Molders face outages, damage from Texas storm, energy crisis

Extreme cold, snow and ice that hit the U.S. and led to catastrophic failures of the Texas electric grid are continuing to impact molders in the region.

Even companies that never lost power during the worst of the outages were asked to curtail manufacturing to reserve electricity for residential customers and critical facilities, with shutdowns starting Feb. 13. Shipments to and from many molding facilities have been delayed.

Houston-based Birch Plastics Inc. proactively shut down production Feb. 13 to keep its employees off roads ahead of the massive winter storm.

Due to power grid failures, the company was forced to stay shut down until power returned to the plant early Feb. 18, Brandon Cleary, vice president of operations at Birch, told Plastics News.

“All manufacturing came to a screeching halt,” Cleary said. “There’s no 18-wheelers. … There’s no movement with materials coming in. The packaging houses haven’t been performing, railroads aren’t running. All the resin and raw ingredients we need, things ready to be picked up that were scheduled to be shipped out this week, it’s just not happening.”

Birch’s extrusion department remained down as of Feb. 18 because about 80 feet of pipe supplying water to its extruders “busted,” Cleary said. “Right now I have employees scouring the city, wherever is open, trying to find plumbing supplies to get the water pump back up so we can turn on our extruders.”

Cleary said he hoped they will be able to find supplies in time to get extrusion production back online by Feb. 21, “but we’re so far behind.”

“Tonight there’s supposed to be another hard freeze,” he said. “Plumbing supplies are very limited and the glue, if it’s under 50° it doesn’t really set right.”

Intermittent power outages since Feb. 15 have “greatly” impacted recycling company Alandro Plastic Resources LLC’s factory in Brownsville, on the U.S.-Mexico border, said Jorge Alvarez, managing member of the post-industrial resin recycler.

“With power coming in and out for the last four days, we really could not project any finish goods or fulfill pending orders,” he said in a Feb. 18 email.

The company sources plastic scrap from manufacturing companies on the Mexican side of the border, but those sites had to shut down because the region depends on natural gas from Texas to power its electrical grid, he said.

“Therefore our inflow of material to be processed also took a hard hit,” he said. “Right now we are at 75 percent production. It will take until next week without disruptions to stabilize.”

Alvarez said the company’s also seeing higher freight costs with fuel getting more expensive and driver availability limited, and he predicted prices on some resins would increase because of the shutdowns.

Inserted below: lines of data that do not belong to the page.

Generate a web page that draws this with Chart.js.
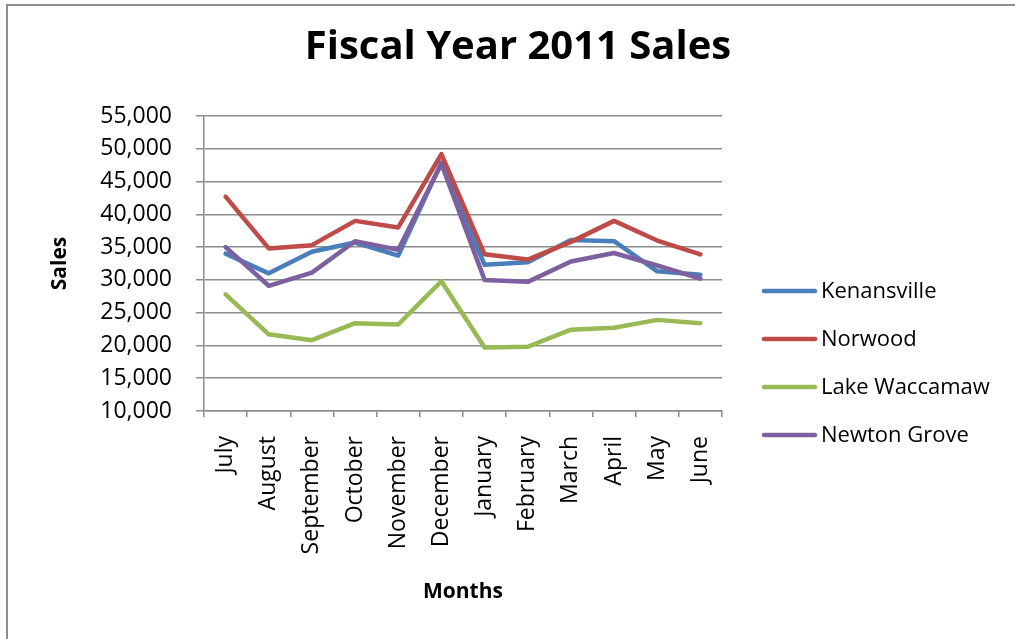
<!DOCTYPE html>
<html lang="en">
<head>
    <meta charset="UTF-8">
    <title>Fiscal Year 2011 Sales</title>
    <script src="https://cdn.jsdelivr.net/npm/chart.js"></script>
    <style>
        html, body {
            margin: 0;
            padding: 0;
            background: #fff;
            overflow: hidden;
        }
        #salesChart {
            display: block;
        }
    </style>
</head>
<body>
<canvas id="salesChart" width="1015" height="639"></canvas>
<script>
    const chartTitle = 'Fiscal Year 2011 Sales';
    const months = ['July', 'August', 'September', 'October', 'November', 'December',
                    'January', 'February', 'March', 'April', 'May', 'June'];

    const kenansville  = [34000, 31000, 34300, 35700, 33700, 47900, 32300, 32700, 36100, 35900, 31300, 30800];
    const norwood      = [42700, 34800, 35300, 39000, 38000, 49200, 33900, 33100, 35800, 39000, 36000, 33900];
    const lakeWaccamaw = [27800, 21700, 20800, 23400, 23200, 29800, 19700, 19800, 22400, 22700, 23900, 23400];
    const newtonGrove  = [35000, 29100, 31100, 35900, 34600, 47700, 30000, 29700, 32800, 34100, 32200, 30200];

    const seriesNames  = ['Kenansville', 'Norwood', 'Lake Waccamaw', 'Newton Grove'];
    const seriesValues = [kenansville, norwood, lakeWaccamaw, newtonGrove];
    const seriesColors = ['#4a7ebb', '#be4b48', '#98b954', '#7d60a0'];

    const yMin = 10000;
    const yMax = 55000;
    const yStep = 5000;

    const FONT = '"Open Sans", sans-serif';

    // outer frame (top and left edges only), title and side legend
    const decor = {
        id: 'decor',
        beforeDraw(chart) {
            const ctx = chart.ctx;
            ctx.save();
            ctx.strokeStyle = '#8e8e8e';
            ctx.lineWidth = 2;
            ctx.beginPath();
            ctx.moveTo(7, chart.height);
            ctx.lineTo(7, 5);
            ctx.lineTo(chart.width, 5);
            ctx.stroke();
            ctx.restore();
        },
        afterDraw(chart) {
            const ctx = chart.ctx;
            ctx.save();
            ctx.fillStyle = '#000';
            ctx.font = 'bold 40px ' + FONT;
            ctx.textAlign = 'center';
            ctx.textBaseline = 'middle';
            ctx.fillText(chartTitle, 518, 48);

            ctx.font = '22px ' + FONT;
            ctx.textAlign = 'left';
            chart.data.datasets.forEach((ds, i) => {
                const y = 291 + i * 48;
                ctx.strokeStyle = ds.borderColor;
                ctx.lineWidth = 4.5;
                ctx.lineCap = 'round';
                ctx.beginPath();
                ctx.moveTo(764, y);
                ctx.lineTo(815, y);
                ctx.stroke();
                ctx.fillText(ds.label, 821, y + 1);
            });
            ctx.restore();
        }
    };

    const datasets = seriesNames.map((name, i) => ({
        label: name,
        data: seriesValues[i],
        borderColor: seriesColors[i],
        backgroundColor: seriesColors[i],
        borderWidth: 4.5,
        pointRadius: 0,
        pointHoverRadius: 0,
        tension: 0,
        borderJoinStyle: 'round',
        borderCapStyle: 'round',
        // later series sit on top, like the spreadsheet draws them
        order: seriesNames.length - i
    }));

    new Chart(document.getElementById('salesChart'), {
        type: 'line',
        data: { labels: months, datasets: datasets },
        options: {
            responsive: false,
            animation: false,
            layout: { padding: { left: 0, right: 293, top: 116, bottom: 0 } },
            plugins: {
                legend: { display: false },
                title: { display: false },
                tooltip: { enabled: false }
            },
            scales: {
                x: {
                    offset: true,
                    grid: {
                        offset: true,
                        drawOnChartArea: false,
                        drawTicks: true,
                        tickLength: 6,
                        color: '#8c8c8c',
                        lineWidth: 1.5
                    },
                    border: { color: '#8c8c8c', width: 1.5 },
                    ticks: {
                        autoSkip: false,
                        maxRotation: 90,
                        minRotation: 90,
                        padding: 19,
                        color: '#000',
                        font: { family: FONT, size: 23 }
                    },
                    title: {
                        display: true,
                        text: 'Months',
                        color: '#000',
                        padding: { top: 0, bottom: 34 },
                        font: { family: FONT, size: 21, weight: 'bold' }
                    },
                    afterFit(scale) { scale.height = 228; }
                },
                y: {
                    min: yMin,
                    max: yMax,
                    grid: {
                        color: '#8c8c8c',
                        lineWidth: 1.5,
                        tickLength: 8
                    },
                    border: { color: '#8c8c8c', width: 1.5 },
                    ticks: {
                        stepSize: yStep,
                        padding: 24,
                        color: '#000',
                        font: { family: FONT, size: 23 },
                        callback: v => v.toLocaleString('en-US')
                    },
                    title: {
                        display: true,
                        text: 'Sales',
                        color: '#000',
                        padding: { top: 47, bottom: 0 },
                        font: { family: FONT, size: 21, weight: 'bold' }
                    },
                    afterFit(scale) { scale.width = 204; }
                }
            }
        },
        plugins: [decor]
    });
</script>
</body>
</html>
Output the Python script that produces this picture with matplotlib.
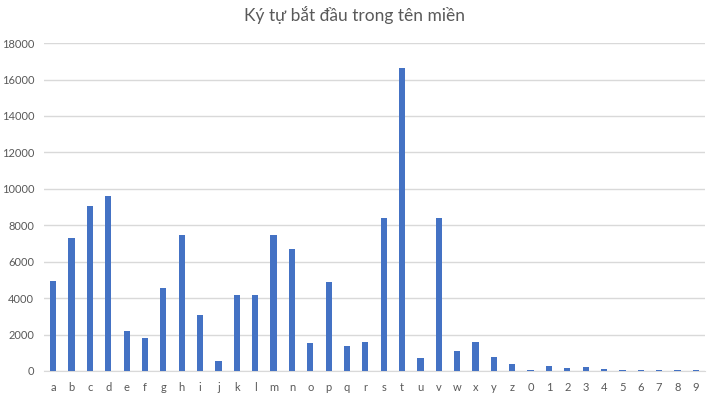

CEO Jeff Applegate at Texas Injection Molding LLC in Houston said his company had minimal impact and had its power most of the time.

“We had a couple broken supply lines that were repaired and had to shut down last night due to rolling power shutdowns. All considered we did very well,” he wrote in a Feb. 18 email.

Houston-based Masterduct Inc., an industrial hose and ducting manufacturer, fell about four days behind on production, according to Ross Blanford, sales director.

The company was without power Feb. 14-18 and experienced water pressure issues.

“There were a lot of water main breaks in Houston. You can’t bring employees back [because] there’s no water and the electricity might go off any minute,” Blanford said in a phone interview.

The remote sales force also lost access to inventory and other company systems, which hampered their ability to serve customers, Blanford added.


Molders in Texas said both companies and employees were facing similar issues related to intermittent access to power and water. Just a third of Birch’s employees returned to work Feb. 18, Cleary said. Many were unable to get to work because of the effect of the storm on their own homes and families.

“Most of our employees still don’t have power, water, one of the two or both. We have some in warming shelters,” he said. “We’ve had families coming to use the showers here because they haven’t had a shower all week.”

Birch normally stocks “hurricane rations” like bottled water at the plant to send home with employees when storms hit. “Luckily we still had some of that left over,” Cleary said.

Because of the damage power outages have caused to water systems, water isn’t safe to drink from the tap, and the demand has cleared bottled water off store shelves.

“It’s basically like we had a hurricane come through here except instead of tornadoes and floods, it’s ice and snow, which we’re not used to,” Cleary added. “If you can get into a grocery store, it’s about a three-hour wait to get inside and then there’s nothing in there hardly.”

Cleary himself didn’t have power at home until Feb. 17.

Eatery Essentials, a recycled content PET foodservice maker in Dallas, said even though it had no power outages at the facility, its workers were impacted.

“This past week has been a challenge for employees, but we have had no power outages at the plant,” Charles Pickering, vice president of sales and marketing, said.

The company uses renewable sources such as wind and solar power for at least 30 percent of its energy supply, and Pickering noted it had no blackouts.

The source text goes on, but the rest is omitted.